● WHAT YOU NEED TO DO
Of all the lines in the material, how many include the word "this"? Give only the number.

(Source code of charts)
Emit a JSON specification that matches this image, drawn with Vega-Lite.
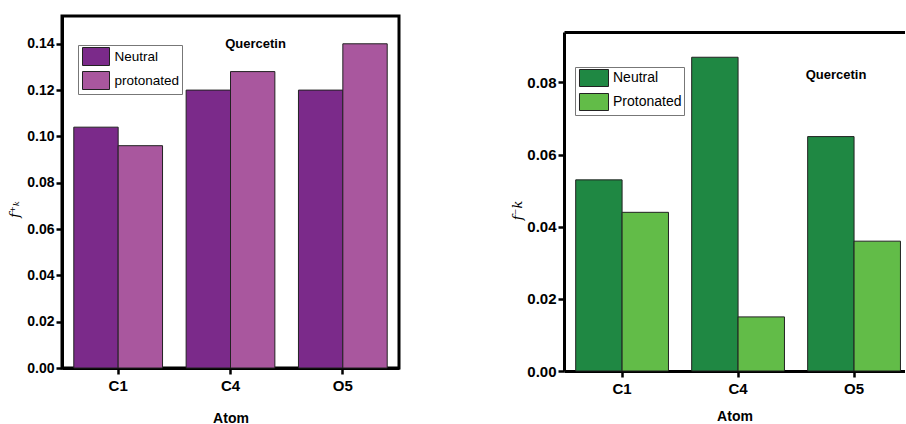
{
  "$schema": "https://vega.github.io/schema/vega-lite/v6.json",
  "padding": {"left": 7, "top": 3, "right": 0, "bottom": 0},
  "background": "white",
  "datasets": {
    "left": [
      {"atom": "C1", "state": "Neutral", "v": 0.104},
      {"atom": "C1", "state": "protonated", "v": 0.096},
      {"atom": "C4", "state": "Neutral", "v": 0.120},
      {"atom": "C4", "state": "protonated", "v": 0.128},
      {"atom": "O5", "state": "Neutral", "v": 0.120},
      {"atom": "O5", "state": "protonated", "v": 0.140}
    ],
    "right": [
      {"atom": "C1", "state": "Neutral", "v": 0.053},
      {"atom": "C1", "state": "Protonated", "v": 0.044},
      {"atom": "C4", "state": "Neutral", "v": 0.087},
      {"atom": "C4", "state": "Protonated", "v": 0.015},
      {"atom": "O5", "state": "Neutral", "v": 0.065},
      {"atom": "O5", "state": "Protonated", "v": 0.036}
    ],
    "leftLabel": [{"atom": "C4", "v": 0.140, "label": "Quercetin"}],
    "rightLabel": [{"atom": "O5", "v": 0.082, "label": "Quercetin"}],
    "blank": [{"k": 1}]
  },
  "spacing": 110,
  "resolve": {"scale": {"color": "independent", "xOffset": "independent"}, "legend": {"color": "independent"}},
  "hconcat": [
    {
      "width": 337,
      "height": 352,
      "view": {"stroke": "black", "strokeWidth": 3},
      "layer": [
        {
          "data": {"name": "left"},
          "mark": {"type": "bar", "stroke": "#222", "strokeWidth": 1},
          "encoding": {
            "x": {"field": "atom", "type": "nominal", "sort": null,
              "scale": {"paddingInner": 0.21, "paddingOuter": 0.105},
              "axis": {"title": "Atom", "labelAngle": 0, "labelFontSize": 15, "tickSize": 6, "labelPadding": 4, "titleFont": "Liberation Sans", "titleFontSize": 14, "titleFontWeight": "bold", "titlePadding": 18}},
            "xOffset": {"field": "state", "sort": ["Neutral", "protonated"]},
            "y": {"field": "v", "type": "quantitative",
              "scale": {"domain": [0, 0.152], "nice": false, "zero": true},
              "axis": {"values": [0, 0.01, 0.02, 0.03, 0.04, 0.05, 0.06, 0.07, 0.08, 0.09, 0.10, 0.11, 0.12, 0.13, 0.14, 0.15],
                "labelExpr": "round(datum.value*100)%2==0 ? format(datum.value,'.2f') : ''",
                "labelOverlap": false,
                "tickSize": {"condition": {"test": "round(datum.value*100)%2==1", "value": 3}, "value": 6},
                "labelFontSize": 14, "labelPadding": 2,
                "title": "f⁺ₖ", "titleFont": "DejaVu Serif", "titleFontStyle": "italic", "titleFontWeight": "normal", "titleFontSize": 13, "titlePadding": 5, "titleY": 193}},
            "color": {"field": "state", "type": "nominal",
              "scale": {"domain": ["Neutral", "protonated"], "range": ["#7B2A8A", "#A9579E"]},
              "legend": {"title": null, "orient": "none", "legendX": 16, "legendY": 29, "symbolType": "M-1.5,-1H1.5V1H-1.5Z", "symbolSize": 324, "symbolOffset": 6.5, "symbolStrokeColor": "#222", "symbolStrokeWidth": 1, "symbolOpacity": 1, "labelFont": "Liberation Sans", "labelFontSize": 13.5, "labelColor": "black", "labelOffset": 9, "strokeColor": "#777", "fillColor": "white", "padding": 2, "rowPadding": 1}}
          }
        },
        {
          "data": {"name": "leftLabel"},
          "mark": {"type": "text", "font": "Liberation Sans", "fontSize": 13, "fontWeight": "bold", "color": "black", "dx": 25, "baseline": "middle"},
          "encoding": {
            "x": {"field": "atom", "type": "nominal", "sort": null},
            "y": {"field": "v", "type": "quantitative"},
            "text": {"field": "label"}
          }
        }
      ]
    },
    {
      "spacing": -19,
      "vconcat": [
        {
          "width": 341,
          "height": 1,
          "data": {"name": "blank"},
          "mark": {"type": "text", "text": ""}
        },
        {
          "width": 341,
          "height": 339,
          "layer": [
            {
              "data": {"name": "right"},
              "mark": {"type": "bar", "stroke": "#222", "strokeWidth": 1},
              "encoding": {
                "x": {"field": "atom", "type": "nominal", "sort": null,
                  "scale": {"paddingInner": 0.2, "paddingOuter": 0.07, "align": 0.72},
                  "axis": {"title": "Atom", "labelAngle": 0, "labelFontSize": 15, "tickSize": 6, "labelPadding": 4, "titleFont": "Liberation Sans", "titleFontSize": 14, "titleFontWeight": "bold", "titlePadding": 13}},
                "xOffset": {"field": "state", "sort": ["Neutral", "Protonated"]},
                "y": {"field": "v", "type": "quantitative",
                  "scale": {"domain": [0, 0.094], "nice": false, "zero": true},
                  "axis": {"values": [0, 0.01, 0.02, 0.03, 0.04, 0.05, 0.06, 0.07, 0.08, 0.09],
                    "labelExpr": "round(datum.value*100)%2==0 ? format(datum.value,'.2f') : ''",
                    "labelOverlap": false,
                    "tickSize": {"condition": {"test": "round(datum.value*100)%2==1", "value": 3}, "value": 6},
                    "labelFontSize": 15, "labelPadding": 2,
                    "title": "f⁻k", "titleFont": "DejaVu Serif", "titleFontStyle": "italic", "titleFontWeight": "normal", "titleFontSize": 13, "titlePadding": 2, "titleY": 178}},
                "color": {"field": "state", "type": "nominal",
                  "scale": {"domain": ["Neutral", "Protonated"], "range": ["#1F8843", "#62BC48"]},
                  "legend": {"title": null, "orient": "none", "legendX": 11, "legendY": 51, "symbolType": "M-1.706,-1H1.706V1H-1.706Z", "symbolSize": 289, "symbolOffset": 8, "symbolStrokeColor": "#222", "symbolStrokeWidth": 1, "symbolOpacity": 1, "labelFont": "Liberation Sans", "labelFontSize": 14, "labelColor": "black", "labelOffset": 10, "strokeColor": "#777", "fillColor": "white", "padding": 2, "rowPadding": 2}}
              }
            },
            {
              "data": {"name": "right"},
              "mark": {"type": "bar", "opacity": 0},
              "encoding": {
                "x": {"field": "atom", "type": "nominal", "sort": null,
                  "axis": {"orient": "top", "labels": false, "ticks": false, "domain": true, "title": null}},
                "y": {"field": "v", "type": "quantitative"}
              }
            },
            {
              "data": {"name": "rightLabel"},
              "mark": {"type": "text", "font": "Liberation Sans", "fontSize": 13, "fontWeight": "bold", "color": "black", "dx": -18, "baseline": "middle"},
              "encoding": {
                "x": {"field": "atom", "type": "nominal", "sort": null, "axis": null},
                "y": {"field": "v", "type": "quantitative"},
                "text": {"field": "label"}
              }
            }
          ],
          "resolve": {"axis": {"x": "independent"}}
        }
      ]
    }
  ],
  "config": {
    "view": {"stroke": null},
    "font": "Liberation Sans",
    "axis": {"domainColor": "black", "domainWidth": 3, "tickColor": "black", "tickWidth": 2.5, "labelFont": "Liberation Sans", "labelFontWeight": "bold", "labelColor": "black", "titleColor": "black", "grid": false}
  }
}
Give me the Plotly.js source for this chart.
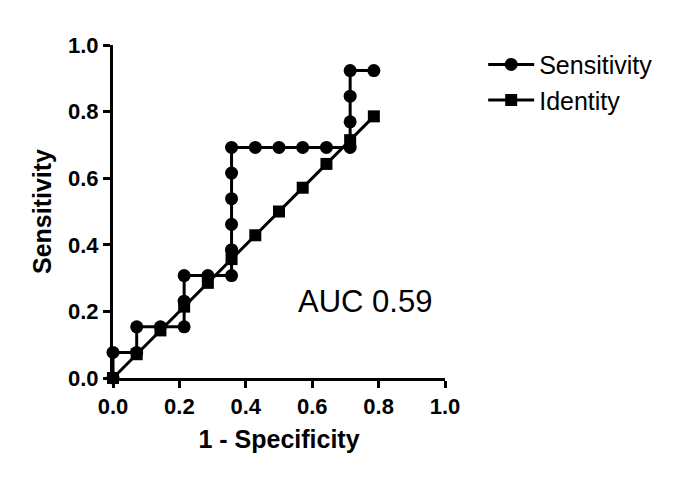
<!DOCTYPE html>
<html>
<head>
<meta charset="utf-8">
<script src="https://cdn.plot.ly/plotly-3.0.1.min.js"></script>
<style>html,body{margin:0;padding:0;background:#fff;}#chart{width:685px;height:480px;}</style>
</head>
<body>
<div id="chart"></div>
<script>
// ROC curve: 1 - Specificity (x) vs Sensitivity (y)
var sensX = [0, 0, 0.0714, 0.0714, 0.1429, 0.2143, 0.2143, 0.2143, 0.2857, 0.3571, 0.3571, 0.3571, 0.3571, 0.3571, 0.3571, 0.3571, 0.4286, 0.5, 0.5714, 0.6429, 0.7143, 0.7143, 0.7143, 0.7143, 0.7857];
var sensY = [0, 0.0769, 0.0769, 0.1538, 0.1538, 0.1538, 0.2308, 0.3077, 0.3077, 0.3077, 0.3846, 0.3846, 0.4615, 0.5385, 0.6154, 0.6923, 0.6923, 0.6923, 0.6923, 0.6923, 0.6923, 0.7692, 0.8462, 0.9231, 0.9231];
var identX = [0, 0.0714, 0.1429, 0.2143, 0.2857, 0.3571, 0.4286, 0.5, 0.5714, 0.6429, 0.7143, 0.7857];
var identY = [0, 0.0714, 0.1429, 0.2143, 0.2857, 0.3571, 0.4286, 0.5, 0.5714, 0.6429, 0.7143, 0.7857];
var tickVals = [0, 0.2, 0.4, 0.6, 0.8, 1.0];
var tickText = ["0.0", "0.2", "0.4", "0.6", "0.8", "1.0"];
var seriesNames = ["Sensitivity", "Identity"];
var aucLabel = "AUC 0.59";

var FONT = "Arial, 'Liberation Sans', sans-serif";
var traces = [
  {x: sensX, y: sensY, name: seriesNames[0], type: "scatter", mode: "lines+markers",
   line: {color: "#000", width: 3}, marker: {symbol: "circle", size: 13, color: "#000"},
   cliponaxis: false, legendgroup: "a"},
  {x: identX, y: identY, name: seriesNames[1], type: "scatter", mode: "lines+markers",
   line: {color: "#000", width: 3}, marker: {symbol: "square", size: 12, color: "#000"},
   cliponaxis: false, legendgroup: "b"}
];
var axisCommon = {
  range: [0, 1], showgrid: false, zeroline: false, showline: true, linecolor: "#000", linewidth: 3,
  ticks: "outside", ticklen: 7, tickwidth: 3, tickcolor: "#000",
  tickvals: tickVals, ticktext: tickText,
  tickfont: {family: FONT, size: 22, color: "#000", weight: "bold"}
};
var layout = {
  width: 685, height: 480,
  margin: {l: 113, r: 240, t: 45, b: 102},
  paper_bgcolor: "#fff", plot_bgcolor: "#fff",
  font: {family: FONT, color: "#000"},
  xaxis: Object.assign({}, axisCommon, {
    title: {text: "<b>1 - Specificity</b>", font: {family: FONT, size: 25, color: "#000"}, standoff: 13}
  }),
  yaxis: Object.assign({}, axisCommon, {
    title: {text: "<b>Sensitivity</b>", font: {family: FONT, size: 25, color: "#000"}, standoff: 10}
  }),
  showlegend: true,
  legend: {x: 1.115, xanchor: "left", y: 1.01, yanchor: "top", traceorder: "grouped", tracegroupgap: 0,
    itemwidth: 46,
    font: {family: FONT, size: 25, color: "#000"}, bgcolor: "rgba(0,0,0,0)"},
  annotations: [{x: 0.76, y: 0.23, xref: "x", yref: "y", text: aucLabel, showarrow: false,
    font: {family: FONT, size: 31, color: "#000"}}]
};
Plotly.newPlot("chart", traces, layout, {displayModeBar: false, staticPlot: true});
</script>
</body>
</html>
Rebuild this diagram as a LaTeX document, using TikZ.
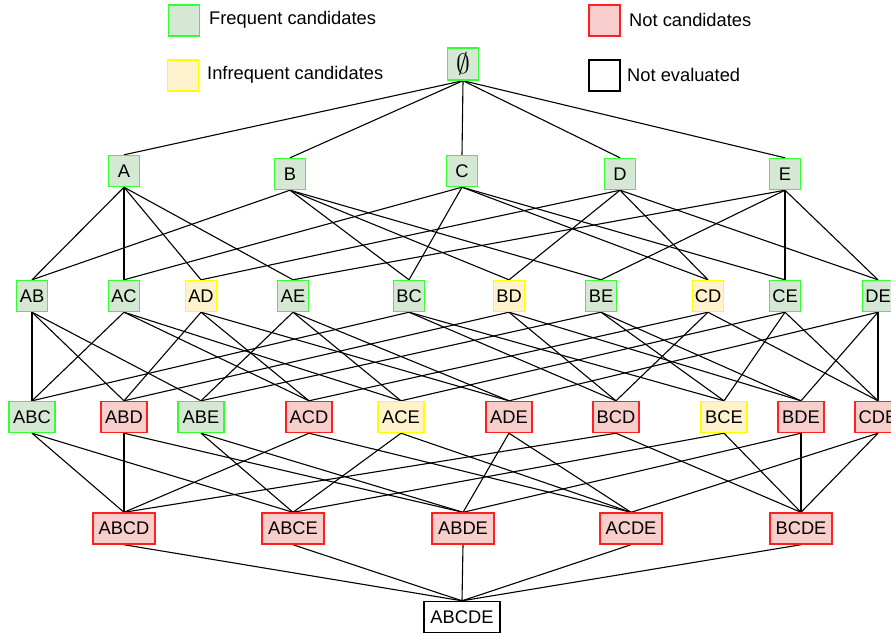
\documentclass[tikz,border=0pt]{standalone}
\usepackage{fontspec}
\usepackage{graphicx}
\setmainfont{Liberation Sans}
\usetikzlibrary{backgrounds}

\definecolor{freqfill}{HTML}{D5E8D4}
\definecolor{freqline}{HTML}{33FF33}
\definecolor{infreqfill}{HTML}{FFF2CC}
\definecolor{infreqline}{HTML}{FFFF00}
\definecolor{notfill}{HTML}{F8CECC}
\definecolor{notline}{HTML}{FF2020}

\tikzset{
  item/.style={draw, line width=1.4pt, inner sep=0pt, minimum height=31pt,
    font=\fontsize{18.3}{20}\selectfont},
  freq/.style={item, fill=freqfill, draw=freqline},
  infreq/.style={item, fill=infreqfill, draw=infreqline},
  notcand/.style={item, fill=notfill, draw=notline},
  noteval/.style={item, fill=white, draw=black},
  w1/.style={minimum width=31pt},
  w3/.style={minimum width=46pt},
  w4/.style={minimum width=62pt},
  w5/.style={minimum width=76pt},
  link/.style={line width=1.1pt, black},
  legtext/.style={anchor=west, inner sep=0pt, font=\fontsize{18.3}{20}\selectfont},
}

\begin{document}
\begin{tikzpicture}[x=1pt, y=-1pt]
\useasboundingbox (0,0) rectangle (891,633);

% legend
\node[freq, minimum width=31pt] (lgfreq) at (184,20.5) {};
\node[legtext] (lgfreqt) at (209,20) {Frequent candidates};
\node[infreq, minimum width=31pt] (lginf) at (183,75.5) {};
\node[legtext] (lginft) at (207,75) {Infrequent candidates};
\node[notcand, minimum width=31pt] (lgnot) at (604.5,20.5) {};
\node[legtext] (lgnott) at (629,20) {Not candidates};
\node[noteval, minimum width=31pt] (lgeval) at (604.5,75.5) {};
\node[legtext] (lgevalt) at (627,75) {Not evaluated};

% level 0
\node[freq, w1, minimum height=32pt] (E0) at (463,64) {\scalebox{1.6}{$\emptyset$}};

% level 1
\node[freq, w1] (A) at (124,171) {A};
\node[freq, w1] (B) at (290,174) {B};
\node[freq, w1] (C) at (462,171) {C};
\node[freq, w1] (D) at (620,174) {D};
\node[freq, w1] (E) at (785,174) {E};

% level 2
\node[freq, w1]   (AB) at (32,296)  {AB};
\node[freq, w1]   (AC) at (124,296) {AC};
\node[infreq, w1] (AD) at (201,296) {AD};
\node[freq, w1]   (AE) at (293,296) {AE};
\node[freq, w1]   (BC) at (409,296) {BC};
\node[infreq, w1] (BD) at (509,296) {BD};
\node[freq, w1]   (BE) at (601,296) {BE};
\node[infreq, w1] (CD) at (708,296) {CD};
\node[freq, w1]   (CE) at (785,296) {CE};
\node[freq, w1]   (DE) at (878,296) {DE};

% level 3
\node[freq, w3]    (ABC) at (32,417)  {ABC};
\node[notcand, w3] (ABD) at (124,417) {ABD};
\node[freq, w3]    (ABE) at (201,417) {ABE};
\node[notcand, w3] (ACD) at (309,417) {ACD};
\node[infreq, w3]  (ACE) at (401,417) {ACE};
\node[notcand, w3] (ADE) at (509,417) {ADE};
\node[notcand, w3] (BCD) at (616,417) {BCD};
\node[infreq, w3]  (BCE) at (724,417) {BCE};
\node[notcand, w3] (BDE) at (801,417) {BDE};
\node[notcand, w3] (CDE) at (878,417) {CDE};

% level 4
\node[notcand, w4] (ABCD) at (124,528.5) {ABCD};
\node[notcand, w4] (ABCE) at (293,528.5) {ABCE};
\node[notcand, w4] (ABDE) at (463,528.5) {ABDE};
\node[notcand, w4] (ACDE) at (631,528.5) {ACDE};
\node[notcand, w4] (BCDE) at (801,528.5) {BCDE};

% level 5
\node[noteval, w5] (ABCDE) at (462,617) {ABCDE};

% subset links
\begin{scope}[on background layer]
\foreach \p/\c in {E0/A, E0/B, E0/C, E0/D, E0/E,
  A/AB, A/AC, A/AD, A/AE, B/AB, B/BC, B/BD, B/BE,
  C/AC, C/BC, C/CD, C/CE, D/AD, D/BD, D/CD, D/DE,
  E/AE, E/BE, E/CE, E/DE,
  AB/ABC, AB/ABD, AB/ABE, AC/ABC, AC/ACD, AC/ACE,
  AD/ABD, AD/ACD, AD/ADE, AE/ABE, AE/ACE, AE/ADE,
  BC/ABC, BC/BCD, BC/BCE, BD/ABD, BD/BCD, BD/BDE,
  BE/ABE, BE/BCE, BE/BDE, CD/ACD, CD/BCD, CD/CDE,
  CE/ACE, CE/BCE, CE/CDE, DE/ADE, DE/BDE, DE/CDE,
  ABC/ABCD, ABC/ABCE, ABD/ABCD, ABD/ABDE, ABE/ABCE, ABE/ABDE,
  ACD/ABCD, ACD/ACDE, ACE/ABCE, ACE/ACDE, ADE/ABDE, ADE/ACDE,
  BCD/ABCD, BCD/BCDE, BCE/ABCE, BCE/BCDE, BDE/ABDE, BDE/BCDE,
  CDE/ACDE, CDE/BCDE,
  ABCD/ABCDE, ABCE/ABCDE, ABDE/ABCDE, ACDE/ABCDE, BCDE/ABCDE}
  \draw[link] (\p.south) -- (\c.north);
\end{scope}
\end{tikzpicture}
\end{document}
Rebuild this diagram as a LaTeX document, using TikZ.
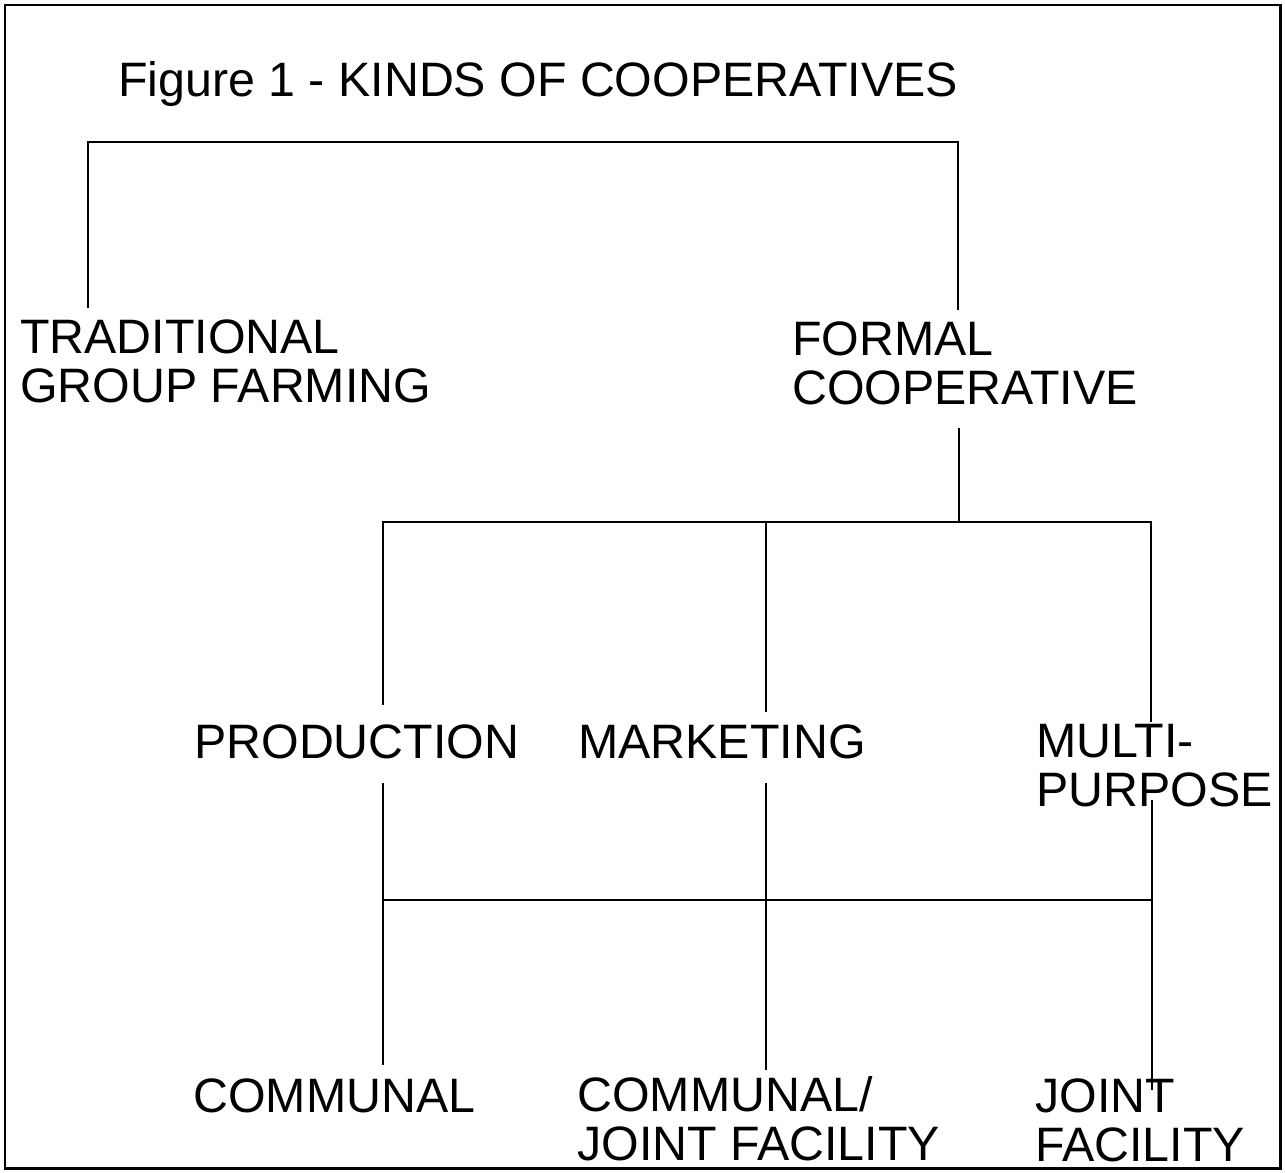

● WRITTEN REPLY
4